Барклай, таким образом, помимо прочего, сообщил совету о тех мерах, которые были приняты им еще перед войной как военным министром. Из сказанного им ясно, что он предвидел неизбежность отступления и готовился, и именно к «скифской» войне.
Мнения генералов резко разделились. Остерман-Толстой и Раевский, знаменитые своей абсолютной храбростью, высказались за отступление. Их поддержал Уваров.
В сведениях Журнала военных действий и в свидетельстве Ермолова есть существенные разночтения. По Журналу, например, Дохтуров настаивал на сражении, а по Ермолову — он в конце концов соглашается на отступление.
Но нам важна позиция самого Алексея Петровича.
Как писал он позже: «Все сказанное Барклаем на военном совете в Филях заслуживает того, чтобы быть отпечатанным золотыми буквами». И тем не менее…
Ермолов, который пока еще был генерал-майором, по обычаю военных советов должен был первым высказать свое мнение.

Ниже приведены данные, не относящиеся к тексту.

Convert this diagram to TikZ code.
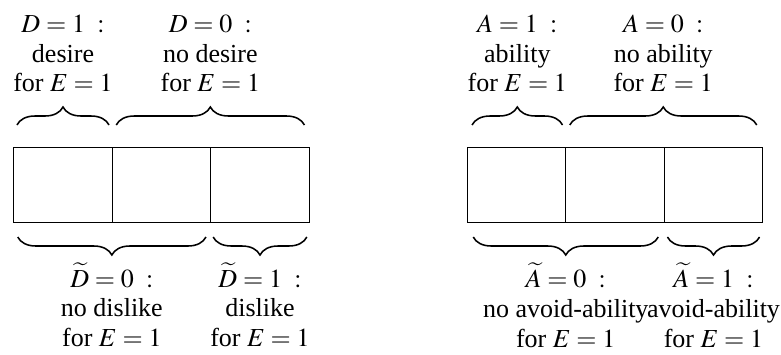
\documentclass[tikz,border=0pt]{standalone}
\usepackage{mathptmx}
\usepackage{fontspec}
\setmainfont{Liberation Serif}
\usepackage{tikz}
\usetikzlibrary{decorations.pathreplacing, positioning}

\begin{document}
\begin{tikzpicture}[
    node distance=0pt,
    every node/.style={font=\rmfamily\fontsize{18.5pt}{21.3pt}\selectfont},
    cell/.style={
        rectangle,
        minimum width=2.4625cm,
        minimum height=1.875cm,
        inner sep=0pt,
        outer sep=0pt,
        draw=black
    },
    topbrace/.style={
        line width=1.1pt,
        decorate,
        decoration={brace, amplitude=0.45cm}
    },
    botbrace/.style={
        line width=1.1pt,
        decorate,
        decoration={brace, mirror, amplitude=0.45cm}
    },
    toplabel/.style={align=center, inner sep=0pt, anchor=south, yshift=0.8cm},
    botlabel/.style={align=center, inner sep=0pt, anchor=north, yshift=-0.62cm}
]

\useasboundingbox (0,0) rectangle (19.525,8.85);

% desire / dislike
\node (d1) [cell] at (1.575,4.2375) {};
\node (d2) [cell, right=of d1] {};
\node (d3) [cell, right=of d2] {};

% ability / avoid-ability
\node (a1) [cell] at (12.9125,4.2375) {};
\node (a2) [cell, right=of a1] {};
\node (a3) [cell, right=of a2] {};

\draw [topbrace] ([xshift=0.08cm, yshift=0.55cm]d1.north west) -- ([xshift=-0.08cm, yshift=0.55cm]d1.north east)
    node [toplabel, midway] (dyes) {$D = 1\ :$\\ desire\\ for $E = 1$};
\draw [topbrace] ([xshift=0.1cm, yshift=0.55cm]d2.north west) -- ([xshift=-0.12cm, yshift=0.55cm]d3.north east)
    node [toplabel, midway] (dno) {$D = 0\ :$\\ no desire\\ for $E = 1$};
\draw [botbrace] ([xshift=0.1cm, yshift=-0.375cm]d1.south west) -- ([xshift=-0.12cm, yshift=-0.375cm]d2.south east)
    node [botlabel, midway] (nodis) {$\widetilde{D} = 0\ :$\\ no dislike\\ for $E = 1$};
\draw [botbrace] ([xshift=0.06cm, yshift=-0.375cm]d3.south west) -- ([xshift=-0.06cm, yshift=-0.375cm]d3.south east)
    node [botlabel, midway] (dis) {$\widetilde{D} = 1\ :$\\ dislike\\ for $E = 1$};

\draw [topbrace] ([xshift=0.12cm, yshift=0.55cm]a1.north west) -- ([xshift=-0.08cm, yshift=0.55cm]a1.north east)
    node [toplabel, midway] (ayes) {$A = 1\ :$\\ ability\\ for $E = 1$};
\draw [topbrace] ([xshift=0.1cm, yshift=0.55cm]a2.north west) -- ([xshift=-0.15cm, yshift=0.55cm]a3.north east)
    node [toplabel, midway] (ano) {$A = 0\ :$\\ no ability\\ for $E = 1$};
\draw [botbrace] ([xshift=0.15cm, yshift=-0.375cm]a1.south west) -- ([xshift=-0.15cm, yshift=-0.375cm]a2.south east)
    node [botlabel, midway] (noavoid) {$\widetilde{A} = 0\ :$\\ no avoid-ability\\ for $E = 1$};
\draw [botbrace] ([xshift=0.08cm, yshift=-0.375cm]a3.south west) -- ([xshift=-0.08cm, yshift=-0.375cm]a3.south east)
    node [botlabel, midway] (avoid) {$\widetilde{A} = 1\ :$\\ avoid-ability\\ for $E = 1$};

\end{tikzpicture}
\end{document}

Обычно приводится суждение Ермолова относительно судьбы Москвы. Но сам он в воспоминаниях предваряет этот сюжет другим — весьма характерным для него. Барклай, убедительно обосновав необходимость отступления, предложил «взять направление на Владимир в намерении сохранить сообщение с Петербургом, где находилась царская фамилия». «Совершенно убежденный в основательности предложения военного министра, я осмелился заметить одно направление на Владимир, не согласующееся с обстоятельствами. Царская фамилия, оставя Петербург, могла назначить пребывание свое во многих местах, совершенно от опасности удобных, не порабощая армию невыгодному ей направлению, которое нарушало связь нашу с полуденными областями, изобилующими разными для армии потребностями, и чрезвычайно затрудняло сообщение с армиями генерала Тормасова и адмирала Чичагова».